Stands for the beginning of a field. For example:

$2 ~ /^b/ { print }

Prints any record whose second field begins with b.

$

Stands for the end of a field. For example:

$2 ~ /g$/ { print }

prints any record with a second field that ends with g.

.

Matches any single character (except the newline). For example:

$2 ~ /i.g/ { print }

selects the records with fields containing ing, and also selects the records containing bridge (idg).

|

Means or. For example:

/Linda|Lori/

is a regular expression that matches either of the strings Linda or Lori.

*

Indicates zero or more repetitions of a character. For example:

/ab*c/

matches abc, abbc, abbbc, and so on. It also matches ac (zero repetitions of b). Since . matches any character except the newline, .* matches an arbitrary string of zero or more characters. For example:

$2 ~ /^r.*g$/ { print }

prints any record with a second field that begins with r, ends in g, and has any set of characters between (for example, reading and role playing).

+

Is similar to *, but stands for one or more repetitions of a character. For example:

/ab+c/

matches abc, abbc, and so on, but does not match ac.

\{m,n\}

Indicates m to n repetitions of a character (where m and n are both integers). For example:

/ab\{2,4\}c/

would match abbc, abbbc, and abbbbc, and nothing else.

?

Is similar to *, but stands for zero or one repetitions of a string. For example:

/ab?c/

matches ac and abc, but not abbc, and so on.

[X]

Matches any one of the set of characters X given inside the square brackets. For example:

$1 ~ /^[LJ]/ { print }

prints any record whose first field begins with either L or J. As a special case: [:lower:] inside the square brackets stands for any lowercase letter, [:upper:] inside the square brackets stands for any uppercase letter, [:alpha:] inside the square brackets stands for any letter, and [:digit:] inside the square brackets stands for any digit.

Thus:

/[[:digit:][:alpha:]]/

matches a digit or letter.

[^X]

Matches any one character that is not in the set X. For example:

$1 ~ /^[^LJ]/ { print }

prints any record with a first field that does not begin with L or J.

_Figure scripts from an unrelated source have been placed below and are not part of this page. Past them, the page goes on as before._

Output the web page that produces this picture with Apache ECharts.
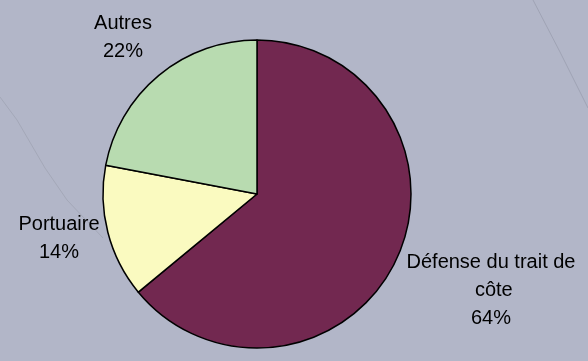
<!DOCTYPE html>
<html><head><meta charset="utf-8">
<script src="https://cdn.jsdelivr.net/npm/echarts@6/dist/echarts.min.js"></script>
<style>html,body{margin:0;padding:0;background:#b2b6c8;}#c{width:588px;height:361px;}</style>
</head><body><div id="c"></div>
<script>
const categories = ['Défense du trait de côte', 'Portuaire', 'Autres'];
const values = [64, 14, 22];
const colors = ['#722850', '#fafac0', '#b8dbb0'];
const labelPos = [[491, 290], [59, 238], [123, 37]];

const chart = echarts.init(document.getElementById('c'));
chart.setOption({
  backgroundColor: '#b2b6c8',
  animation: false,
  graphic: [
    { type: 'polyline', shape: { points: [[533, 0], [560, 52], [588, 108]] }, style: { stroke: '#9fa3b4', lineWidth: 1, fill: null } },
    { type: 'polyline', shape: { points: [[0, 97], [17, 120], [45, 168], [67, 200], [103, 238]] }, style: { stroke: '#a4a8b8', lineWidth: 1, fill: null } }
  ],
  series: [{
    type: 'pie',
    center: [257, 194],
    radius: 154,
    startAngle: 90,
    clockwise: true,
    data: categories.map((n, i) => ({ name: n, value: values[i], itemStyle: { color: colors[i] } })),
    itemStyle: { borderColor: '#000', borderWidth: 1.5 },
    emphasis: { disabled: true },
    labelLine: { show: false },
    label: {
      show: true,
      position: 'outside',
      formatter: '{b}\n{d}%',
      fontFamily: 'Liberation Sans, Arial, sans-serif',
      fontSize: 20,
      lineHeight: 28,
      color: '#000',
      align: 'center',
      width: 178,
      overflow: 'break'
    },
    labelLayout: function (p) {
      const pos = labelPos[p.dataIndex];
      return { x: pos[0], y: pos[1], align: 'center', verticalAlign: 'middle', hideOverlap: false };
    }
  }]
});
</script></body></html>
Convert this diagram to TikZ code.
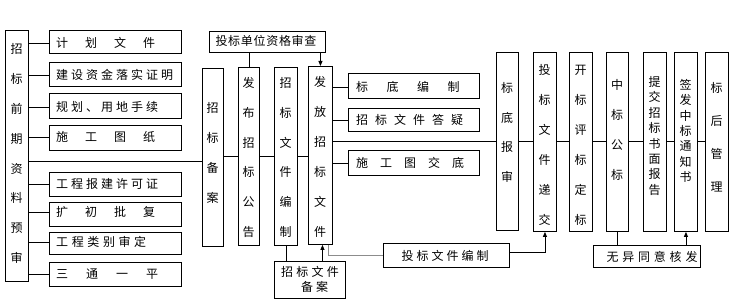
\documentclass[tikz,border=0pt]{standalone}
\usepackage{fontspec}
\setmainfont{Noto Sans CJK SC}
\usetikzlibrary{arrows.meta}
\makeatletter
\newcommand\spaced[2]{\def\myspgap{#1}\let\myspsep\relax\@tfor\myspc:=#2\do{\myspsep\myspc\def\myspsep{\hspace{\myspgap pt}}}}
\makeatother
\begin{document}
\begin{tikzpicture}[x=1pt,y=-1pt,
  box/.style={draw=black, line width=0.9pt, fill=white, inner sep=0pt, anchor=north west},
  txt/.style={inner sep=0pt, font=\fontsize{12}{14}\selectfont},
  ltxt/.style={txt, anchor=west},
  vtxt/.style={inner sep=0pt, align=center, font=\fontsize{12}{#1}\selectfont},
  ln/.style={line width=0.9pt, draw=black},
  arr/.style={ln, -{Triangle[length=5pt,width=4pt]}}]
\useasboundingbox (0,0) rectangle (734,307);
% left column
\node[box, minimum width=23pt, minimum height=251pt] (L0) at (5,30) {};
\node[vtxt=29.9] at (16.5,153.5) {招\\标\\前\\期\\资\\料\\预\\审};
\node[box, minimum width=132pt, minimum height=23pt] (R1) at (49,30) {};
\node[box, minimum width=132pt, minimum height=24pt] (R2) at (49,62) {};
\node[box, minimum width=132pt, minimum height=25pt] (R3) at (49,93) {};
\node[box, minimum width=132pt, minimum height=25pt] (R4) at (49,125) {};
\node[box, minimum width=132pt, minimum height=24pt] (R5) at (49,172) {};
\node[box, minimum width=132pt, minimum height=24pt] (R6) at (49,202) {};
\node[box, minimum width=132pt, minimum height=22pt] (R7) at (49,232) {};
\node[box, minimum width=132pt, minimum height=24pt] (R8) at (49,262) {};
\node[ltxt] (T1) at (56,43) {\spaced{17}{计划文件}};
\node[ltxt] (T2) at (56,75) {\spaced{3}{建设资金落实证明}};
\node[ltxt] (T3) at (56,107) {\spaced{3}{规划、用地手续}};
\node[ltxt] (T4) at (56,137) {\spaced{17}{施工图纸}};
\node[ltxt] (T5) at (56,184) {\spaced{3}{工程报建许可证}};
\node[ltxt] (T6) at (56,212) {\spaced{17}{扩初批复}};
\node[ltxt] (T7) at (56,242) {\spaced{3.6}{工程类别审定}};
\node[ltxt] (T8) at (56,274) {\spaced{18}{三通一平}};
\foreach \i in {1,...,8} {\draw[ln] (L0.east |- T\i) -- (R\i.west |- T\i);}
% middle columns
\node[box, minimum width=21pt, minimum height=178pt] (A) at (202,68) {};
\node[vtxt=29.9] at (212.5,153) {招\\标\\备\\案};
\node[box, minimum width=21pt, minimum height=178pt] (B) at (238,67) {};
\node[vtxt=29.8] at (248.5,157.5) {发\\布\\招\\标\\公\\告};
\node[box, minimum width=23pt, minimum height=178pt] (C) at (274,67) {};
\node[vtxt=29.8] at (285.5,157.5) {招\\标\\文\\件\\编\\制};
\node[box, minimum width=24pt, minimum height=178pt] (D) at (308,66) {};
\node[vtxt=30] at (320,157) {发\\放\\招\\标\\文\\件};
\node[box, minimum width=116pt, minimum height=21pt] (Q) at (209,31) {};
\node[txt] at (266,41) {\spaced{0.7}{投标单位资格审查}};
\coordinate (Ain) at ([yshift=-4pt]A.west);
\draw[ln] (L0.east |- Ain) -- (Ain);
\draw[ln] (A.east |- B.west) -- (B.west);
\draw[ln] (B.east) -- (C.west |- B.east);
\draw[ln] (C.east) -- (D.west |- C.east);
\draw[ln] (Q.south -| B.north) -- (B.north);
\draw[arr] (Q.south -| D.north) -- (D.north);
% E boxes
\node[box, minimum width=131pt, minimum height=25pt] (E1) at (348,73) {};
\node[box, minimum width=131pt, minimum height=23pt] (E2) at (348,108) {};
\node[box, minimum width=131pt, minimum height=25pt] (E3) at (348,150) {};
\node[ltxt] (U1) at (356,87) {\spaced{18.5}{标底编制}};
\node[ltxt] (U2) at (356,120) {\spaced{7}{招标文件答疑}};
\node[ltxt] (U3) at (356,163) {\spaced{12}{施工图交底}};
\foreach \i in {1,2,3} {\draw[ln] (D.east |- U\i) -- (E\i.west |- U\i);}
% right columns
\node[box, minimum width=22pt, minimum height=178pt] (F) at (496,52) {};
\node[vtxt=29.7] at (507,132.5) {标\\底\\报\\审};
\node[box, minimum width=23pt, minimum height=179pt] (G) at (533,52) {};
\node[vtxt=30] at (544.5,145) {投\\标\\文\\件\\递\\交};
\node[box, minimum width=23pt, minimum height=179pt] (H) at (569,52) {};
\node[vtxt=30] at (580.5,145) {开\\标\\评\\标\\定\\标};
\node[box, minimum width=22pt, minimum height=179pt] (I) at (606,52) {};
\node[vtxt=30] at (617,130) {中\\标\\公\\标};
\node[box, minimum width=23pt, minimum height=179pt] (J) at (643,52) {};
\node[vtxt=15.4] at (654.5,136) {提\\交\\招\\标\\书\\面\\报\\告};
\node[box, minimum width=23pt, minimum height=179pt] (K) at (674,52) {};
\node[vtxt=15.3] at (685.5,131) {签\\发\\中\\标\\通\\知\\书};
\node[box, minimum width=23pt, minimum height=179pt] (M) at (705,52) {};
\node[vtxt=33] at (716.5,137.5) {标\\后\\管\\理};
\draw[ln] (D.east |- F.west) -- (F.west);
\draw[ln] (F.east) -- (G.west |- F.east);
\draw[ln] (G.east) -- (H.west |- G.east);
\draw[ln] (H.east) -- (I.west |- H.east);
\draw[ln] (I.east) -- (J.west |- I.east);
\draw[ln] (J.east) -- (K.west |- J.east);
\draw[ln] (K.east) -- (M.west |- K.east);
% bottom boxes
\node[box, minimum width=126pt, minimum height=24pt] (P) at (383,243) {};
\node[txt] at (445,256) {\spaced{3}{投标文件编制}};
\node[box, minimum width=71pt, minimum height=37pt] (N) at (274,261) {};
\node[vtxt=15] at (310,279.5) {\spaced{3.3}{招标文件}\\\hspace{9pt}\spaced{3}{备案}};
\node[box, minimum width=107pt, minimum height=22pt] (O) at (593,245) {};
\node[txt] at (652,257) {\spaced{3.8}{无异同意核发}};
\draw[ln] (C.south) -- (C.south |- N.north);
\coordinate (Din) at ([xshift=2pt]D.south);
\draw[arr] (Din |- N.north) -- (Din);
\coordinate (Dout) at ([xshift=8pt]D.south);
\draw[ln, draw=black!45] (Dout) |- (P.west);
\draw[arr] ([yshift=3pt]P.east) -| (G.south);
\draw[ln] (I.south) -- (I.south |- O.north);
\draw[arr] (O.north -| K.south) -- (K.south);
\end{tikzpicture}
\end{document}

$1 ~ /^[^[:digit:]]/ { print }

prints any record with a first field that does not begin with a digit.

(X)

Matches anything that the regular expression X does. You can use parentheses to control how other special characters behave. For example, * normally applies to the single character immediately preceding it. This means that:

/abc*d/

matches abd, abcd, abccd, and so on. However:

/a(bc)*d/

matches ad, abcd, abcbcd, abcbcbcd, and so on.

The characters with special meanings are:

^   $   .   *   +   ?   [   ]   (   )   |

These are known as metacharacters.

When a metacharacter appears in a regular expression, it usually has its special meaning. If you want to use one of these characters literally (without its special meaning), put a backslash in front of the character. For example:

/\$1/ { print }

prints all records that contain a dollar sign $ followed by a 1. If you simply entered:

/$1/ { print }

awk would search for records where the end of the record was followed by a 1, which is impossible.

Because the backslash has this special meaning, \ is also considered a metacharacter. If you want to create a regular expression that matches a backslash, you must therefore use two backslashes \\.